Govini, a defense tech software startup taking on the likes of Palantir, has blown past $100 million in annual recurring revenue, the company announced Friday.

“We’re growing faster than 100% in a three-year CAGR, and I expect that next year we’ll continue to do the same,” CEO Tara Murphy Dougherty told CNBC’s Morgan Brennan in an interview. With how “big this market is, we can keep growing for a long, long time, and that’s really exciting.”

CAGR stands for compound annual growth rate, a measurement of the rate of return.

The Arlington, Virginia-based company also announced a $150 million growth investment from Bain Capital. It plans to use the money to expand its team and product offering to satisfy growing security demands.

In recent years, venture capitalists have poured more money into defense tech startups like Govini to satisfy heightened national security concerns and modernize the military as global conflict ensues.

The group, which includes unicorns like Palmer Luckey’s Anduril, Shield AI and artificial intelligence beneficiary Palantir, is taking on legacy giants such as Boeing, Lockheed Martin and Northrop Grumman, that have long leaned on contracts from the Pentagon.

Read more CNBC tech news

Dougherty, who previously worked at Palantir, said she hopes the company can seize a “vertical slice” of the defense technology space.

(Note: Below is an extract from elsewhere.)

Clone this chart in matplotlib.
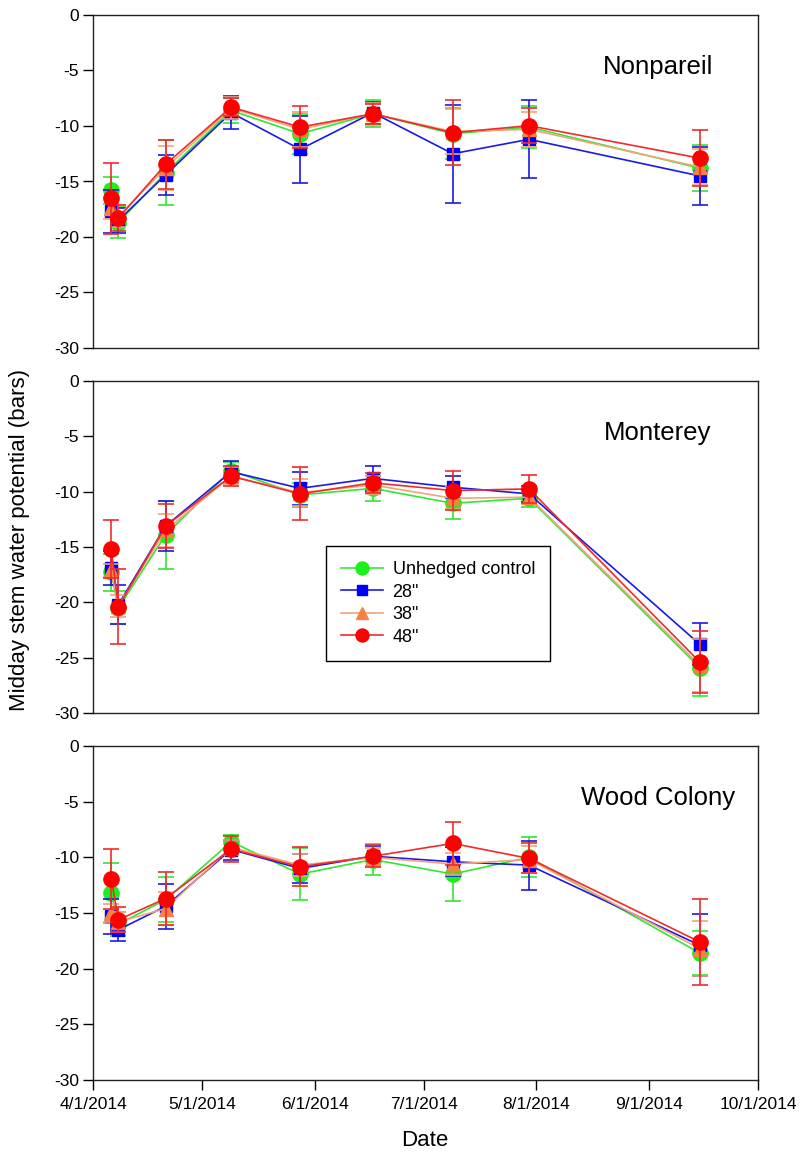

The 14-year-old Govini has already secured a string of big wins in recent years, including an over $900-million U.S. government contract and deals with the Department of War.

Govini is known for its flagship AI software Ark, which it says can help modernize the military’s defense tech supply chain by better managing product lifecycles as military needs grow more sophisticated.

“If the United States can get this acquisition system right, it can actually be a decisive advantage for us,” Dougherty said.

Looking ahead, Dougherty told CNBC that she anticipates some setbacks from the government shutdown.

Navy customers could be particularly hard hit, and that could put the U.S. at a major disadvantage.

While the U.S. is maintaining its AI dominance, China is outpacing its shipbuilding capacity and that needs to be taken “very seriously,” she added.